# SteuerID



## pommesfrites14 (Jun 26, 2021)

Hey I hope it's okay I write here again: I'll be doing my first Anmeldung in a week or so, and thought I was going to be able to start working right after that. I had read that 1) you don't technically need the SteuerID to start working and 2) that you can go to Finanzamt a few days after your Anmeldung to ask for it (to not have to wait until it gets delivered). Now, it turns out all the job offers I have are asking for the SteuerID before I start working, and then the lady in the Finanzamt told me that option 2) is not an option anymore and that now you just have to wait for the number to get delivered, which I've read can take up to 4 weeks, and even more in some cases. I really need to start working, and I'm starting to feel really hopeless and like this country's just putting up obstacle after obstacle.. But to the point: is there a loophole here?


----------



## *Sunshine* (Mar 13, 2016)

pommesfrites14 said:


> I really need to start working, and I'm starting to feel really hopeless and like this country's just putting up obstacle after obstacle.. But to the point: is there a loophole here?

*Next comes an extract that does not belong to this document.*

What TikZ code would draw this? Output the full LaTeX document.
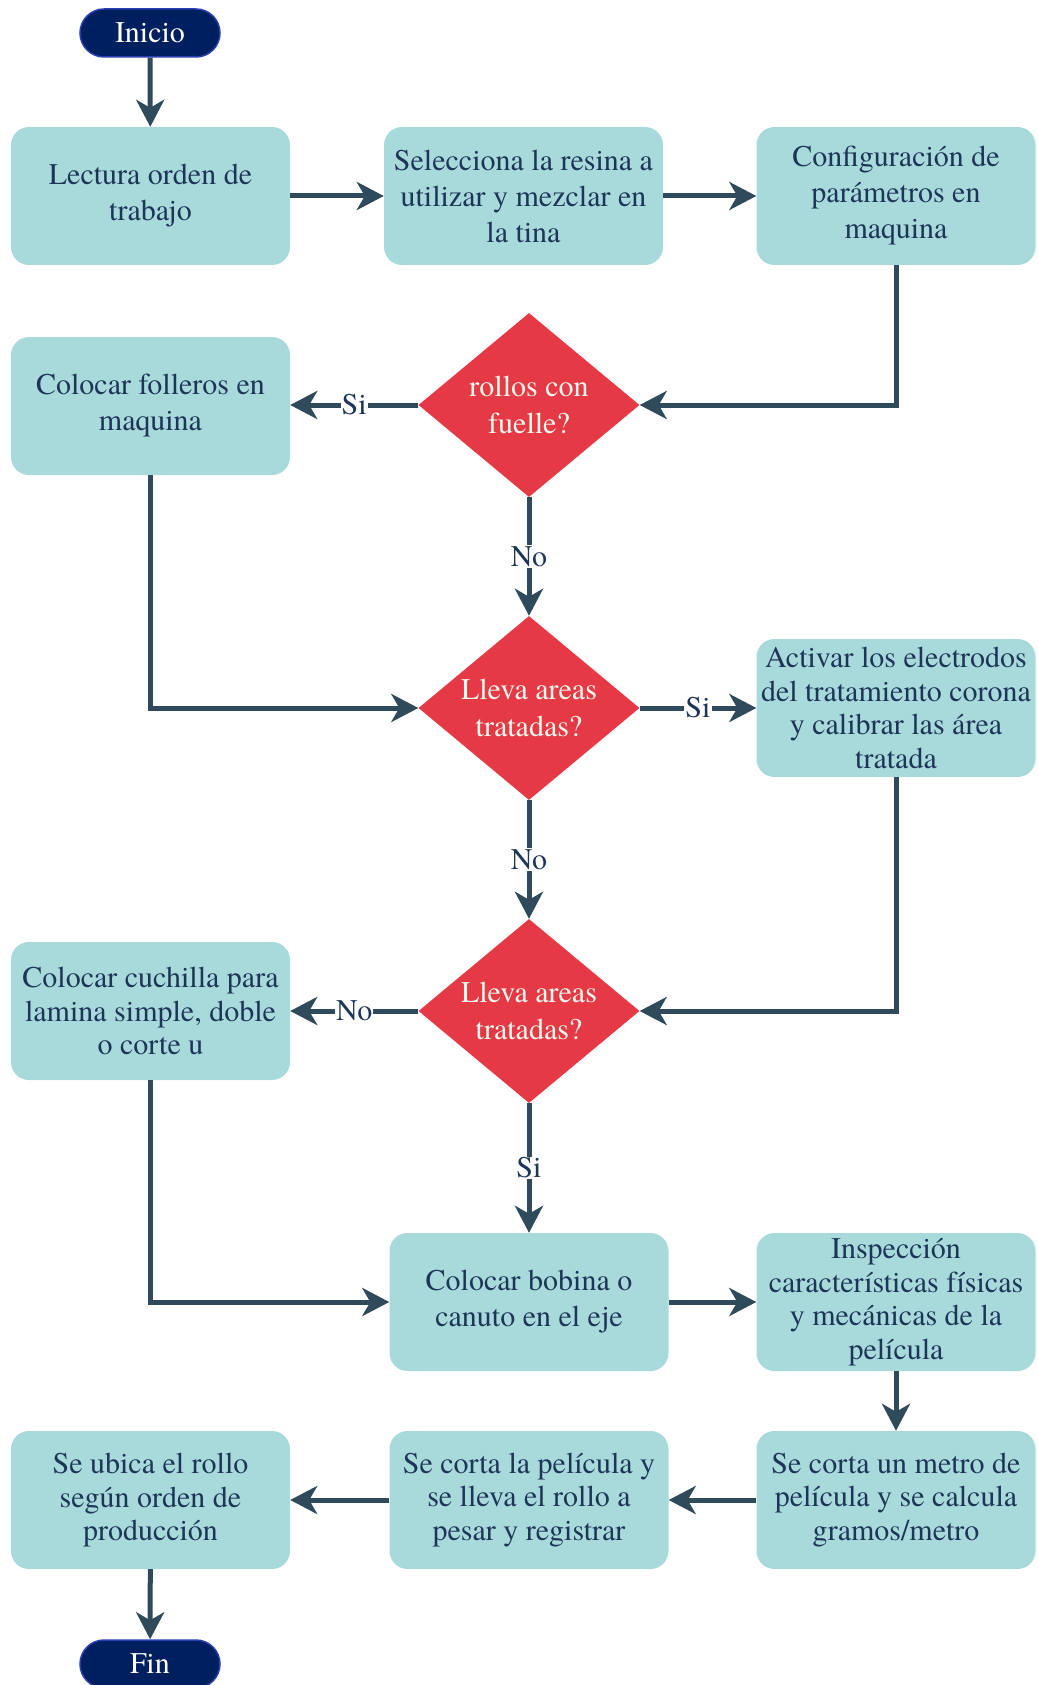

Although there are some bureaucratic hurdles that foreigners need to overcome in order to live here, they are not secrets. You were told 5 months ago that you needed a legal sublet in order to register, but chose to ignore the advice and rent a place where you couldn't register. If you had planned better, you could have saved yourself lots of time and stress.

Hopefully, the next person who reads your posts can learn from your mistakes.

You need your Anmeldebescheinigung in order to get the ball the rolling. Theoretically, an employer can hire you without a tax number if you give them your passport and Meldebescheinigung (although I'm not sure about a minijob).


----------